Introduction
A flow element is an atomic processing component of a Pipeline. It takes an input in the form of evidence and outputs results in the form of element data. A flow element can be seen as a black box where the internal method of processing and the way in which it is used externally are decoupled such that any element can be used in the same manner, regardless of its input, output, or method of processing. These are the building blocks of a Pipeline and do all the processing as instructed by the Pipeline they reside in.
Creation
Flow elements are built using a corresponding element builder, which follows the fluent builder pattern. All configuration of an element occurs in the element builder. By convention, the configuration of an element is immutable once it has been built. However, this is not enforced and is dependent on the implementation of each specific element.
Processing
The primary function of a flow element is to process data. Both the input (evidence) and output (element data) of the processing are contained in a single place called a flow data.
The flow element typically uses the evidence contained within the supplied flow data to determine the values it will populate in the resulting element data, which is then added to the flow data as an output.
However, flow elements may also use existing element data from the flow data as input and are not required to populate any output data.
For example, a 'user age' element might look for a date of birth in the evidence, set the age of the user in an element data instance before adding the element data into the same flow data which the evidence came from.
Hierarchy
While an implementation can implement just flow element, useful functionality is built up in layers as shown below. Any of these layers can be added to by an implementation, depending on its requirements.
In languages which support inheritance, this is a structural hierarchy. In other languages, this may be more of a conceptual hierarchy, and not reflected directly in the code.
Properties
The element data produced by an element contains values of properties based on the evidence provided. Each element has a set of properties it can populate values for.
The properties populated by an element can be queried directly to retrieve metadata relating to each property. The data available will vary by implementation but will typically include information such as the property name and data type.
Evidence Keys
Each element can only make use of certain items of evidence during processing. In the age element example above, it expects a date of birth to be present in the evidence.
The items of evidence which an element can make use of are exposed via an evidence key filter. This is also available in an aggregated form from the parent Pipeline. (This would be equivalent to combining the evidence key filter from each element of the Pipeline individually).
Using an evidence key filter means that instead of asking an element 'which items of evidence do you want?', one would ask 'do you want this item of evidence?'. This gives an element a greater degree of flexibility how it specifies the evidence that it accepts. For example, it allows an element to easily indicate that it can make use of any HTTP headers, regardless of the header name.
Data Keys
Results of an element's processing are stored in the flow data, keyed on the element's element data key. While not required, it is convention that each element has a unique key name. For example, our 'user age' example would likely have the key name 'user age'.

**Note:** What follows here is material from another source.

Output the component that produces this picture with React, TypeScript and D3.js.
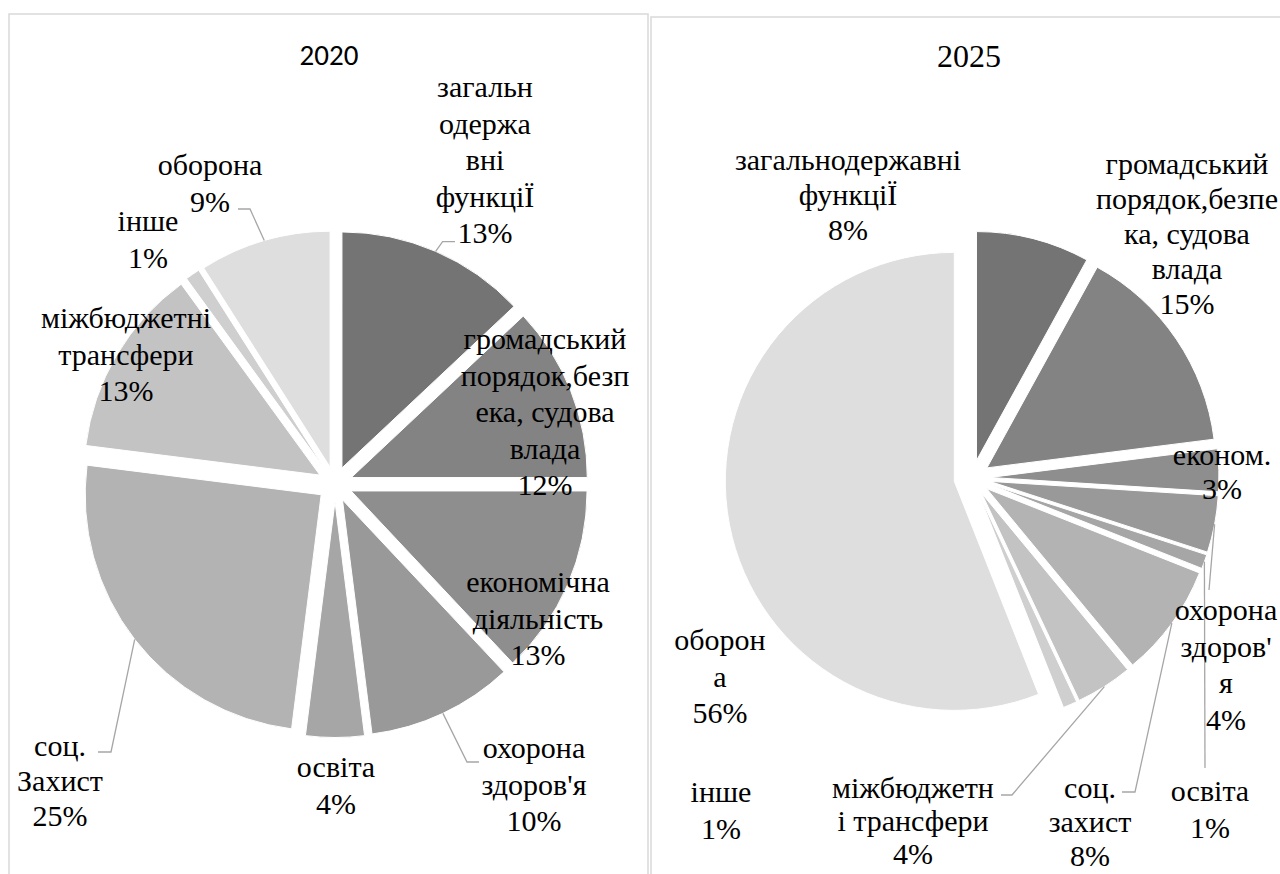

In addition to the name, an element data key also contains the type of element data that the element populates. Note that this is only the case in languages which support this.
Creating Data
When an element adds element data to a flow data, it cannot be assumed that an element data does not already exist for the element. For this reason, an element contains an 'element data factory' which it gives to the flow data when it asks for a new or existing element data. A method is called on the flow data, giving the factory as an argument, and the flow data returns either the element data previously created with the same key, or a new element data from the factory which it has added to its internal structure.
Scope
By convention, an element's configuration is immutable once created. Although this is not enforced.
An element can be added to any number of Pipelines. A Pipeline is merely an organizational layer which instructs element's to carry out processing on a flow data, so the element acts in isolation without the need to reference to the Pipeline.
It is also possible for an element to be added more than once to the same Pipeline. For example, an element which opens a persistent connection to a database, then closes it at another point in the Pipeline would exist more than once in the same Pipeline. In this case, it is the responsibility of the element to ensure access to a flow data does not assume it is a fresh instance, and is accessed in a safe manner.
Thread-Safety
Flow elements are required to be thread-safe in languages that support multi-threaded operation. As multiple Pipelines may be calling on an element to carry out processing simultaneously, they must be able to handle this.
Flow elements also expose whether or not they will carry out concurrent operations, as the Pipeline needs to know this.